ALL AMERICAN OFFSHORE TEAM

The All American Offshore Team is focused on offshore sailing. I can spend more time speaking about sailing offshore having done a fair amount and loving it. I am probably showing my age but I do not see clearly how this works as a system. Perhaps I am showing that I am indeed not part of the Facebook generation as stated by Russell Coutts.  What I see is a system that throws money at a perceived problem to solve that problem. It is so far from the way I grew up and what I came to love about offshore sailing; that this remains an unresolved issue in my mind. I see this a merely a vehicle to feed professional sailing.

Most top boats are now crewed by entirely paid crews and I am not going to try to turn back the hands of time. Besides the boats are now so technical, in many cases it is frankly safer to have a professional crew who are familiar with the systems.

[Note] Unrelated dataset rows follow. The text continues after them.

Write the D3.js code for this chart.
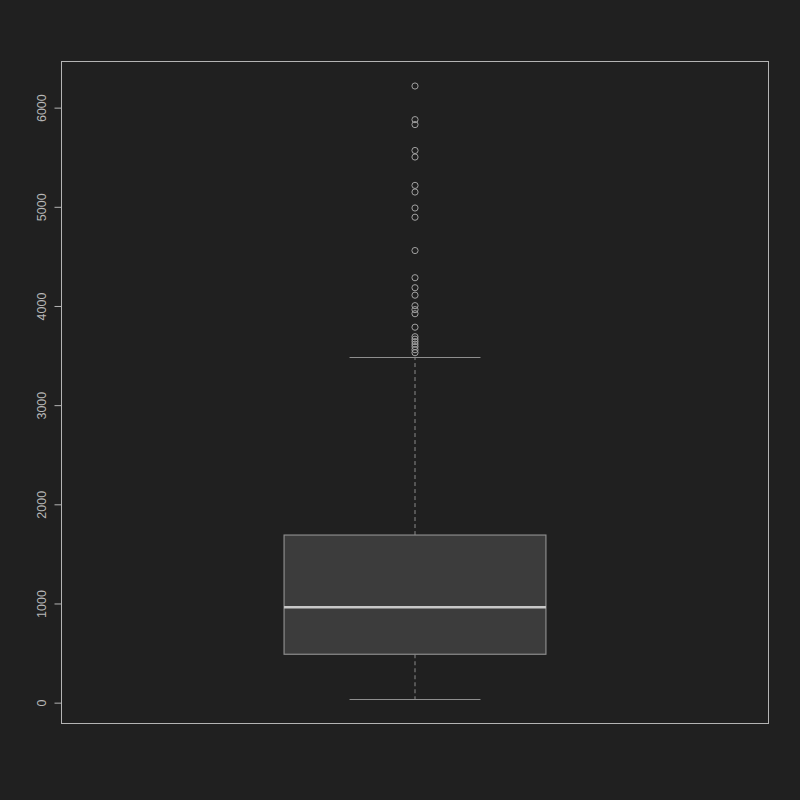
<!DOCTYPE html>
<html>
<head>
<meta charset="utf-8">
<script src="https://cdn.jsdelivr.net/npm/d3@7"></script>
<style>
  html, body { margin: 0; padding: 0; background: #202020; }
  svg { display: block; }
</style>
</head>
<body>
<svg id="chart" width="800" height="800"></svg>
<script>
// Five-number summary
const lowerWhisker = 37;
const q1 = 488;
const median = 961;
const q3 = 1690;
const upperWhisker = 3487;
// Outliers above the upper whisker
const outliers = [6218, 5879, 5829, 5568, 5502, 5216, 5149, 4988, 4895, 4559,
  4285, 4184, 4109, 4003, 3963, 3922, 3786, 3690, 3665, 3640, 3615, 3590, 3559, 3529];
const yTicks = [0, 1000, 2000, 3000, 4000, 5000, 6000];

const svg = d3.select("#chart");
const W = 800, H = 800;
svg.append("rect").attr("width", W).attr("height", H).attr("fill", "#202020");

const mLeft = 61.5, mRight = 768.5, mTop = 61.5, mBottom = 723.5;

const lo = Math.min(lowerWhisker, ...outliers);
const hi = Math.max(upperWhisker, ...outliers);
const pad = (hi - lo) * 0.04;
const y = d3.scaleLinear().domain([lo - pad, hi + pad]).range([mBottom, mTop]);
const x = d3.scaleLinear().domain([0.46, 1.54]).range([mLeft, mRight]);

const g = svg.append("g");

// Whiskers (dashed)
g.append("line")
  .attr("x1", x(1)).attr("x2", x(1))
  .attr("y1", y(q3)).attr("y2", y(upperWhisker))
  .attr("stroke", "#8a8a8a").attr("stroke-width", 1).attr("stroke-dasharray", "4,3");
g.append("line")
  .attr("x1", x(1)).attr("x2", x(1))
  .attr("y1", y(q1)).attr("y2", y(lowerWhisker))
  .attr("stroke", "#8a8a8a").attr("stroke-width", 1).attr("stroke-dasharray", "4,3");

// Caps
[upperWhisker, lowerWhisker].forEach(v => {
  g.append("line")
    .attr("x1", x(0.9)).attr("x2", x(1.1))
    .attr("y1", Math.round(y(v)) + 0.5).attr("y2", Math.round(y(v)) + 0.5)
    .attr("stroke", "#8f8f8f").attr("stroke-width", 1.2);
});

// Box
g.append("rect")
  .attr("x", x(0.8)).attr("width", x(1.2) - x(0.8))
  .attr("y", y(q3)).attr("height", y(q1) - y(q3))
  .attr("fill", "#3c3c3c").attr("stroke", "#8c8c8c").attr("stroke-width", 1.2);

// Median
g.append("line")
  .attr("x1", x(0.8)).attr("x2", x(1.2))
  .attr("y1", y(median)).attr("y2", y(median))
  .attr("stroke", "#c8c8c8").attr("stroke-width", 2.5);

// Outliers
g.selectAll("circle.out").data(outliers).enter().append("circle")
  .attr("class", "out")
  .attr("cx", x(1)).attr("cy", d => y(d)).attr("r", 3.1)
  .attr("fill", "none").attr("stroke", "#a0a0a0").attr("stroke-width", 1);

// Frame
svg.append("rect")
  .attr("x", mLeft).attr("y", mTop).attr("width", mRight - mLeft).attr("height", mBottom - mTop)
  .attr("fill", "none").attr("stroke", "#b4b4b4").attr("stroke-width", 1);

// Y axis
const axis = svg.append("g").attr("transform", `translate(${mLeft},0)`)
  .call(d3.axisLeft(y).tickValues(yTicks).tickSize(7).tickPadding(0).tickFormat(d3.format("d")));
axis.select(".domain").remove();
axis.selectAll(".tick line").attr("stroke", "#b4b4b4");
axis.selectAll(".tick text").remove();
axis.selectAll(".tick").append("text")
  .attr("transform", "translate(-20,0) rotate(-90)")
  .attr("text-anchor", "middle")
  .attr("dy", "0.35em")
  .attr("fill", "#b8b8b8")
  .attr("font-family", "Liberation Sans, Arial, sans-serif")
  .attr("font-size", 12.5)
  .text(d => d);
</script>
</body>
</html>
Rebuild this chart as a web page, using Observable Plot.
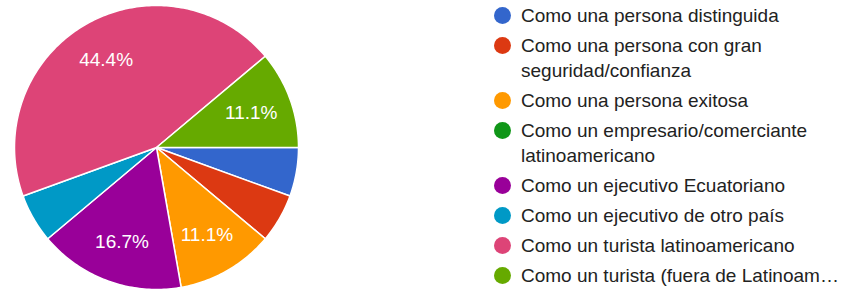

My memories and stories are so far from the world today, it makes me question my relevance. During my early years I worked building boats, masts, sails, rigging. Studied weather; sailed as many classes as possible(dinghys,catamarans, big boats), broadening my understanding of sailing as much as I could at the time.

THE CAT IS BACK

“Il Monstro” arrived back in Newport yesterday evening, with Ken’s brother Brad having completed his first transatlantic race; on a boat we would all love to have sailed. Docked at  Charlie Dana’s Newport Shipyard, next to “Leopard of London” and “Speedboat”. A sort of trinity of sailboat racing, formula ones of the water.
     “Il Monstro” will set up training here in Newport in preparation for the next Volvo Ocean Race.
   The bottom photo is a panorama of Shields racing last night on Narragansett Bay, comprised of 10 photos stitched together. Spring is coming to the Northeast.

WHAT IS BIG?

I had trouble fitting “Mirabella V” in the frame. That is” Leopard of London” which is 100 feet long on the outside of “Mirabella” The dark mast through the rigging of “Mirabella” is “Speedboat” also 100 feet long. Both of the 100 foot boat have power assisted winches and canting keels, which means that the engine must be running pretty much all the time in order to sail the boat. They sail with 18-25 people as they are all needed to make sail changes or any other big changes, like a jibe.
   Both “Speedboat” and “Leopard” are in Newport waiting for a weather window to make an attempt on the monohull transatlantic record. Because they have power assisted winches they can never own the outright record held by “Maria Cha” set in 2003
   “Speedboat” is also entered in the Bermuda Race starting June 18th, where I am certain they would like to set a course record as well.
    “Mirabella V” is, I believe ,still the largest sloop in the world. Despite to fact that everything is done by a computer and power, I have trouble conceiving of managing anything aboard her. Just the sheer size of the gear and the loads generated are mind boggling. The photo of people standing next to the headstay turnbuckle should be proof enough. This photo is courtesy of Bill Coleman.
   I am thrilled to see these boats and glad of their existence I am anxious to get back to the thread of the 12 meters and the America’s Cup.